## TO BE DONE:
Take all the material and copy it exactly.

## SUPPLIED DATA:
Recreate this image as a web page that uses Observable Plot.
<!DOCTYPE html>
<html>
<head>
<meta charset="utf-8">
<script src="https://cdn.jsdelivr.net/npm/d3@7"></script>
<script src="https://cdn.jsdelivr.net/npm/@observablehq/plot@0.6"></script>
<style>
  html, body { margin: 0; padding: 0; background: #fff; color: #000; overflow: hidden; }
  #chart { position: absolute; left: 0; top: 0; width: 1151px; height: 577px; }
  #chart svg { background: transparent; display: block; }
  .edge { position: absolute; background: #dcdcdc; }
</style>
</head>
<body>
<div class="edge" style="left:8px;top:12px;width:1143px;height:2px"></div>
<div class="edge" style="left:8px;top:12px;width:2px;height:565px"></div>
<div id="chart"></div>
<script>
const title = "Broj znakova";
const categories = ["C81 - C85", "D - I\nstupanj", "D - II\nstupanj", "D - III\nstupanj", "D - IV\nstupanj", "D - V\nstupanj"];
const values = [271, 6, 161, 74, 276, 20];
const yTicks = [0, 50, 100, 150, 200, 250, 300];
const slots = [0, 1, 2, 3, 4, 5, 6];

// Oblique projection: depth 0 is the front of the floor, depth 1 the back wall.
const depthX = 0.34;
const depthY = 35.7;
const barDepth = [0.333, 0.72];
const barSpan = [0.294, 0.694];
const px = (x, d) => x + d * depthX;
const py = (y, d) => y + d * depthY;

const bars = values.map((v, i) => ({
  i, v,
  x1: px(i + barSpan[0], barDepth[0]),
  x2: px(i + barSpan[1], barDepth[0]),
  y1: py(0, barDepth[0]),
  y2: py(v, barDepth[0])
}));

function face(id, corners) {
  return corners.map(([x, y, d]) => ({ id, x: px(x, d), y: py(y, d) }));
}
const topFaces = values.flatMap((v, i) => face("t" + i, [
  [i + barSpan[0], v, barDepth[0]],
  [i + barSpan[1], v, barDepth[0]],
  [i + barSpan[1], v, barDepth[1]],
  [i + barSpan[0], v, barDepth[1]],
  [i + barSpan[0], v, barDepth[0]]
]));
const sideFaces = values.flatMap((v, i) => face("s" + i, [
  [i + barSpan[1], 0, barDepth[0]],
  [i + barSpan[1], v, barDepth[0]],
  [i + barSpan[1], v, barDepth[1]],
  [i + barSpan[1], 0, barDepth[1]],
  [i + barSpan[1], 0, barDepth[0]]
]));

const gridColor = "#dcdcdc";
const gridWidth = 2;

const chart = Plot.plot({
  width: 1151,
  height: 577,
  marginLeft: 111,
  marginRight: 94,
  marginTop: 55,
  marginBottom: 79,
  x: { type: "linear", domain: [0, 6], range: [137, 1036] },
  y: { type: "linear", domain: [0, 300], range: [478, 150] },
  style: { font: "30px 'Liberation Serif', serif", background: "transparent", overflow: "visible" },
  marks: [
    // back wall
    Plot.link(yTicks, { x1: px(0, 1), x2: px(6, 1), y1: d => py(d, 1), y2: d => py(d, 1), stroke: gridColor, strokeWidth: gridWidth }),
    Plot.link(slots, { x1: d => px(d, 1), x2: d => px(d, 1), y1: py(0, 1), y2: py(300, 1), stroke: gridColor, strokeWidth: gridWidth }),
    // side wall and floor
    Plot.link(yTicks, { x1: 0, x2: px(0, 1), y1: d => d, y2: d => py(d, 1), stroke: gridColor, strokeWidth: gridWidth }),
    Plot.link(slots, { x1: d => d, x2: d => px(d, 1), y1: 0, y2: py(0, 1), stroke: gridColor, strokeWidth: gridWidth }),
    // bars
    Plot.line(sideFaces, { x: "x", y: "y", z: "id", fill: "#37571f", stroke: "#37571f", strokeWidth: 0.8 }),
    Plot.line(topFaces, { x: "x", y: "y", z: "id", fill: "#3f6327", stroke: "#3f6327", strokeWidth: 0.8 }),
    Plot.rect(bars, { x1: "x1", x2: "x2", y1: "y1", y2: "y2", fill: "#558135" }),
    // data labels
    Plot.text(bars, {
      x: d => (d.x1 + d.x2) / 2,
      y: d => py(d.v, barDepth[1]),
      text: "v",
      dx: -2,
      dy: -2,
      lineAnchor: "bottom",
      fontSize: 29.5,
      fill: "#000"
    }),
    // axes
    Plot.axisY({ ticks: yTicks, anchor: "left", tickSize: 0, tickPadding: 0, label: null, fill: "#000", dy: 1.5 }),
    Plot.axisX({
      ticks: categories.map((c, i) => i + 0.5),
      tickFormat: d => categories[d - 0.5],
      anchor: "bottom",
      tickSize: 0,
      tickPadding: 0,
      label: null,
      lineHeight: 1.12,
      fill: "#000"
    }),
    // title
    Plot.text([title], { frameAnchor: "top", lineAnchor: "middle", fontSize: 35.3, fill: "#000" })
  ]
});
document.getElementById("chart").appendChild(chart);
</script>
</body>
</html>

## TASK RESULT:
Recreate this image as a web page that uses Observable Plot.
<!DOCTYPE html>
<html>
<head>
<meta charset="utf-8">
<script src="https://cdn.jsdelivr.net/npm/d3@7"></script>
<script src="https://cdn.jsdelivr.net/npm/@observablehq/plot@0.6"></script>
<style>
  html, body { margin: 0; padding: 0; background: #fff; color: #000; overflow: hidden; }
  #chart { position: absolute; left: 0; top: 0; width: 1151px; height: 577px; }
  #chart svg { background: transparent; display: block; }
  .edge { position: absolute; background: #dcdcdc; }
</style>
</head>
<body>
<div class="edge" style="left:8px;top:12px;width:1143px;height:2px"></div>
<div class="edge" style="left:8px;top:12px;width:2px;height:565px"></div>
<div id="chart"></div>
<script>
const title = "Broj znakova";
const categories = ["C81 - C85", "D - I\nstupanj", "D - II\nstupanj", "D - III\nstupanj", "D - IV\nstupanj", "D - V\nstupanj"];
const values = [271, 6, 161, 74, 276, 20];
const yTicks = [0, 50, 100, 150, 200, 250, 300];
const slots = [0, 1, 2, 3, 4, 5, 6];

// Oblique projection: depth 0 is the front of the floor, depth 1 the back wall.
const depthX = 0.34;
const depthY = 35.7;
const barDepth = [0.333, 0.72];
const barSpan = [0.294, 0.694];
const px = (x, d) => x + d * depthX;
const py = (y, d) => y + d * depthY;

const bars = values.map((v, i) => ({
  i, v,
  x1: px(i + barSpan[0], barDepth[0]),
  x2: px(i + barSpan[1], barDepth[0]),
  y1: py(0, barDepth[0]),
  y2: py(v, barDepth[0])
}));

function face(id, corners) {
  return corners.map(([x, y, d]) => ({ id, x: px(x, d), y: py(y, d) }));
}
const topFaces = values.flatMap((v, i) => face("t" + i, [
  [i + barSpan[0], v, barDepth[0]],
  [i + barSpan[1], v, barDepth[0]],
  [i + barSpan[1], v, barDepth[1]],
  [i + barSpan[0], v, barDepth[1]],
  [i + barSpan[0], v, barDepth[0]]
]));
const sideFaces = values.flatMap((v, i) => face("s" + i, [
  [i + barSpan[1], 0, barDepth[0]],
  [i + barSpan[1], v, barDepth[0]],
  [i + barSpan[1], v, barDepth[1]],
  [i + barSpan[1], 0, barDepth[1]],
  [i + barSpan[1], 0, barDepth[0]]
]));

const gridColor = "#dcdcdc";
const gridWidth = 2;

const chart = Plot.plot({
  width: 1151,
  height: 577,
  marginLeft: 111,
  marginRight: 94,
  marginTop: 55,
  marginBottom: 79,
  x: { type: "linear", domain: [0, 6], range: [137, 1036] },
  y: { type: "linear", domain: [0, 300], range: [478, 150] },
  style: { font: "30px 'Liberation Serif', serif", background: "transparent", overflow: "visible" },
  marks: [
    // back wall
    Plot.link(yTicks, { x1: px(0, 1), x2: px(6, 1), y1: d => py(d, 1), y2: d => py(d, 1), stroke: gridColor, strokeWidth: gridWidth }),
    Plot.link(slots, { x1: d => px(d, 1), x2: d => px(d, 1), y1: py(0, 1), y2: py(300, 1), stroke: gridColor, strokeWidth: gridWidth }),
    // side wall and floor
    Plot.link(yTicks, { x1: 0, x2: px(0, 1), y1: d => d, y2: d => py(d, 1), stroke: gridColor, strokeWidth: gridWidth }),
    Plot.link(slots, { x1: d => d, x2: d => px(d, 1), y1: 0, y2: py(0, 1), stroke: gridColor, strokeWidth: gridWidth }),
    // bars
    Plot.line(sideFaces, { x: "x", y: "y", z: "id", fill: "#37571f", stroke: "#37571f", strokeWidth: 0.8 }),
    Plot.line(topFaces, { x: "x", y: "y", z: "id", fill: "#3f6327", stroke: "#3f6327", strokeWidth: 0.8 }),
    Plot.rect(bars, { x1: "x1", x2: "x2", y1: "y1", y2: "y2", fill: "#558135" }),
    // data labels
    Plot.text(bars, {
      x: d => (d.x1 + d.x2) / 2,
      y: d => py(d.v, barDepth[1]),
      text: "v",
      dx: -2,
      dy: -2,
      lineAnchor: "bottom",
      fontSize: 29.5,
      fill: "#000"
    }),
    // axes
    Plot.axisY({ ticks: yTicks, anchor: "left", tickSize: 0, tickPadding: 0, label: null, fill: "#000", dy: 1.5 }),
    Plot.axisX({
      ticks: categories.map((c, i) => i + 0.5),
      tickFormat: d => categories[d - 0.5],
      anchor: "bottom",
      tickSize: 0,
      tickPadding: 0,
      label: null,
      lineHeight: 1.12,
      fill: "#000"
    }),
    // title
    Plot.text([title], { frameAnchor: "top", lineAnchor: "middle", fontSize: 35.3, fill: "#000" })
  ]
});
document.getElementById("chart").appendChild(chart);
</script>
</body>
</html>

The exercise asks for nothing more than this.